The surreal stories are often repeated by visitors who know nothing about the history of the red brick house located just outside Old Town State Park, one of California's earliest settlements.
"These people come downstairs and say, 'What's the deal with all the cigar smoke upstairs? Who's got the lavender perfume?" Cook said. "They report out of thin air something that's part of the legend of the house."
In the early 1960s, the Whaley House was designated as haunted by the U.S. Commerce Department. California's only other official haunted home is the Winchester Mystery House in San Jose.
Since then, celebrities like Twilight Zone creator Rod Serling and horror flick actor Vincent Price have flocked to the home along with ghost chasers and the curious.

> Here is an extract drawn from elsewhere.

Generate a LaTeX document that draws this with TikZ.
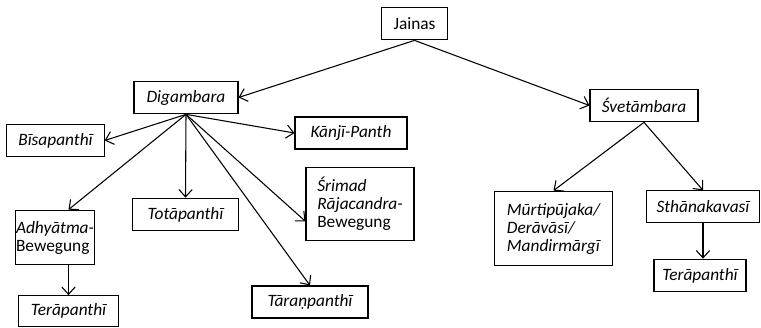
\documentclass[tikz,border=0pt]{standalone}
\usepackage{fontspec}
\setmainfont{Carlito}
\usetikzlibrary{arrows.meta,calc,positioning}
\tikzset{
sect/.style={draw, line width=0.8pt, inner sep=2pt, font=\fontsize{13}{13.5}\selectfont\itshape, minimum height=24.5pt}, % boxes of the tree
link/.style={-{Straight Barb[length=5.5pt,width=10pt]}, line width=0.8pt}, % open arrow heads
}

\begin{document}
\begin{tikzpicture}[x=0.75pt,y=0.75pt,yscale=-1,xscale=1]
\useasboundingbox (0,0) rectangle (761,328);
%Top
\node [sect, font=\fontsize{13}{13.5}\selectfont, minimum width=49pt] (jainas) at (414.5,23.5) {Jainas};
\node [sect, minimum width=78pt] (dig) at (186,97.5) {Digambara};
\node [sect, minimum width=81pt] (svet) at (644,105.5) {Śvetāmbara};
%Digambara side
\node [sect, minimum width=73pt] (bisa) at (55.5,140.5) {Bīsapanthī};
\node [sect, minimum width=84pt, minimum height=24pt] (kanji) at (351,133) {Kānjī-Panth};
\node [sect, inner xsep=0.5pt, minimum width=56pt, minimum height=41pt, align=left] (adh) at (55,237.5) {Adhyātma-\\\upshape Bewegung};
\node [sect, minimum width=75pt, minimum height=23pt] (ter1) at (68.5,311) {Terāpanthī};
\node [sect, minimum width=79pt] (tota) at (185.5,214.5) {Totāpanthī};
\node [sect, minimum width=81pt, minimum height=55pt, align=left] (srimad) at (360,204) {Śrimad\\Rājacandra-\\\upshape Bewegung};
\node [sect, minimum width=87pt, minimum height=24pt] (taran) at (310,302) {Tāraṇpanthī};
%Svetambara side
\node [sect, minimum width=88pt, minimum height=56pt, align=left] (murti) at (553.5,228.5) {Mūrtipūjaka/\\Derāvāsī/\\Mandirmārgī};
\node [sect, minimum width=85pt, minimum height=23.5pt] (sthan) at (703,206.5) {Sthānakavasī};
\node [sect, minimum width=69pt] (ter2) at (700,275.5) {Terāpanthī};
%Arrows
\draw [link] (jainas.south) -- (dig.east);
\draw [link] (jainas.south) -- (svet.west);
\draw [link] (dig.south) -- (bisa.east);
\draw [link] (dig.south) -- (kanji.west);
\draw [link] (dig.south) -- (adh.north -| ter1.north);
\draw [link] (dig.south) -- (tota.north);
\draw [link] (dig.south) -- ([yshift=13pt]srimad.west);
\draw [link] (dig.south) -- (taran.north);
\draw [link] (adh.south -| ter1.north) -- (ter1.north);
\draw [link] (svet.south) -- (murti.north);
\draw [link] (svet.south) -- (sthan.north);
\draw [link] (sthan.south) -- (sthan.south |- ter2.north);
\end{tikzpicture}
\end{document}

In 1964, then-local television celebrity Regis Philbin and a companion tried to spend the night in the house. About 2:30 a.m., they saw someone - or something - walk from the study into the music room.
"They put a flashlight beam on it, and whatever it was vanished into thin air," Cook said.

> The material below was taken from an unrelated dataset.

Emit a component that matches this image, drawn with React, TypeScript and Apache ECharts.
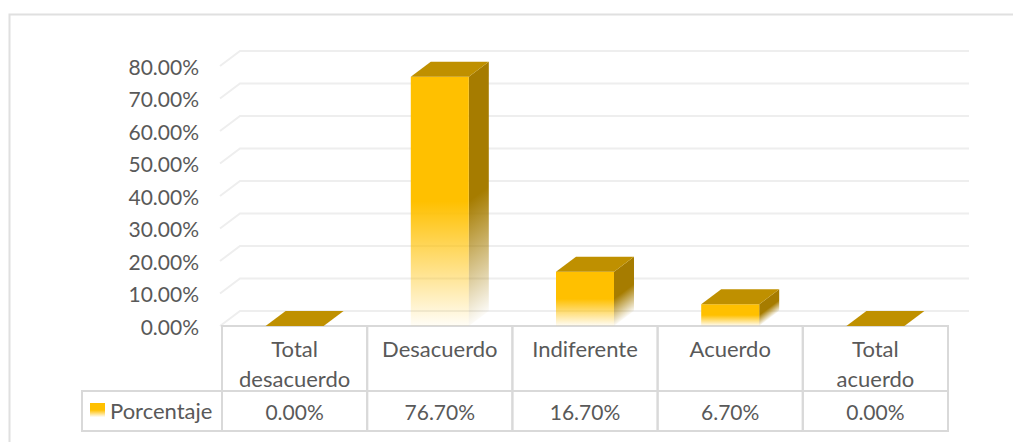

The duo escaped. The house's haunted reputation exploded.
"I'm sure haunted structures abound, but before you make the government list you've got to have a history," Cook said. "This house certainly qualifies on that."
Whaley, the son of a New York merchant family that owned the land now known as Central Park, constructed his San Diego home in 1856, seven years after he sailed to California in search of gold.
Four years after finishing his house and knocking down the gallows that had been on the property, Whaley heard footsteps upstairs. He wrote in letters that they belonged to James "Yankee Jim" Robinson, who was hanged for trying to steal a schooner.
In addition to the Whaleys and Yankee Jim, some visitors have heard the sound of children crying where the Whaley's 17-month-old son died of scarlet fever and a neighbor's daughter was killed after slicing her neck on Anna Whaley's clothesline.
Thomas Whaley died in 1890, and his wife followed him in 1913.
The house itself is experiencing something of a second coming: After the last Whaley relative died in 1953, a new owner wanted to tear it down to make room for a warehouse.
The county and preservationists intervened, and it was opened as a museum in 1960 after four years of renovations. Now a state historical landmark, the house is packed with antiques, if not souls, from the 19th century.
Today, a large room that once held grain from Whaley's mercantile business is decorated as a courtroom as it did from 1869-1871, when it was San Diego County's first administration building.
But while visitors flock to see the antiques, they also come to pay homage to the less fathomable, like Mr. and Mrs. Whaley.
"When I first walked through here, I was by myself and had this eerie feeling like someone was watching me," said visitor Ellen Cavezudo of Spring Valley. "I believe in ghosts, so I wouldn't be surprised if I saw one. I was hoping."